Feeling in need of a bit of unpolluted air for a change, I pointed my wheels East(ish) and took off for a couple of days in Cambridgeshire and the Fens:
First stop was the Cambridge Strawberry Fair. I hadn't been since the early 1990's when 'new age travellers' were still the folk-demons. I remembered it as a very mellow affair where dreadlocked crusties happily mingling alongside the WI and scout groups. When I saw that the police had cancelled it last year it stirred me to visit it again. The old (and not so old) 'alternative' types were still there - along with a large showing from the very pissed-up white underclass of Middle England. As a Londoner that's a phenomenon that we just don't see here - and certainly not the open and casual display of EDL regalia in a non-political context. As I was riding I couldn't drink more than a couple of pints, but I still had quite a pleasant afternoon people-watching - albeit slightly unsettling and nostalgic for the old days.
I spent the night in a Travelodge: Like so many of these soul-less joints this was located next to an equally desolate Little Chef in the middle of nowhere on an A road that was once a major route but has been superseded by another motorway or by-pass. Now stranded in time and space it has the distinct feel of the Bates Motel. However I survived the night and headed off to the depths of the Fens to visit my friends who have built a new small-holding life up there (with a bit of bike work on the side).

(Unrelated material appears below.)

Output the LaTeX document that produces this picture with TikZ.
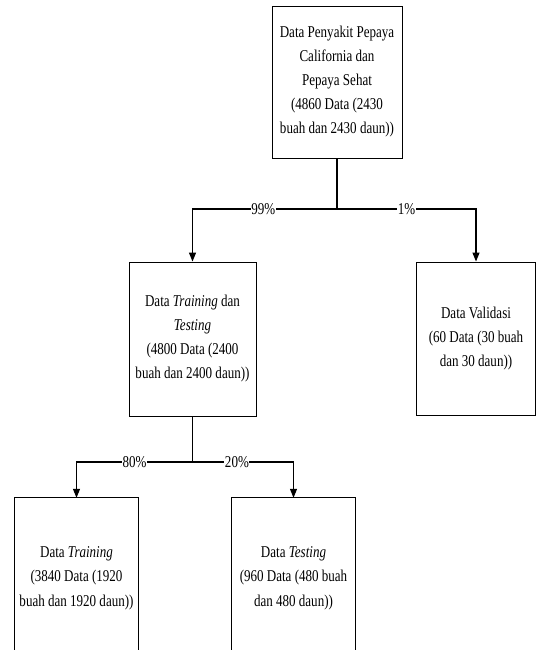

I then headed off to West Stow Saxon Village - but taking a couple of wrong turns managed to take in Ely which is definitely not on the way. It bills itself as the 'oldest English village' which in a narrow sense is true in that it is possibly the oldest dated Saxon settlement - but the timber houses in the 'village' are all reconstructions. Really aside from a small museum which could do a much better job of describing who the Anglo-Saxons were and how they lived, the main purpose of the village is experimental archaeology. Being something of an amateur geek in this respect I was impressed to see how this had transformed the idea of what a Saxon house had looked like from the ski-chalet like illustrations in the text books that I grew up on to something that looked much more like a modern construction. An amateur living-history group were giving a surprisingly good demonstration of burial rites raising more sophisticated questions than I had expected - were grave goods really deposits of valued personal possessions or could they be goods of individuals that had no heirs to bequeath them to - or were they gifts deposited by the deceased's friends and relations ? Well it kept me happy for a couple of hours anyway.
I then took a very long and rambling route to join up with the M11 for the final stretch home to London. In the course of my pottering ( and getting lost ) I had managed to take in Essex, Suffolk, Norfolk, Cambridgeshire and Lincolnshire. Despite getting so soaked in the rain at one point that I managed to ruin my phone - I felt rejuvenated. (I'm a simple soul really).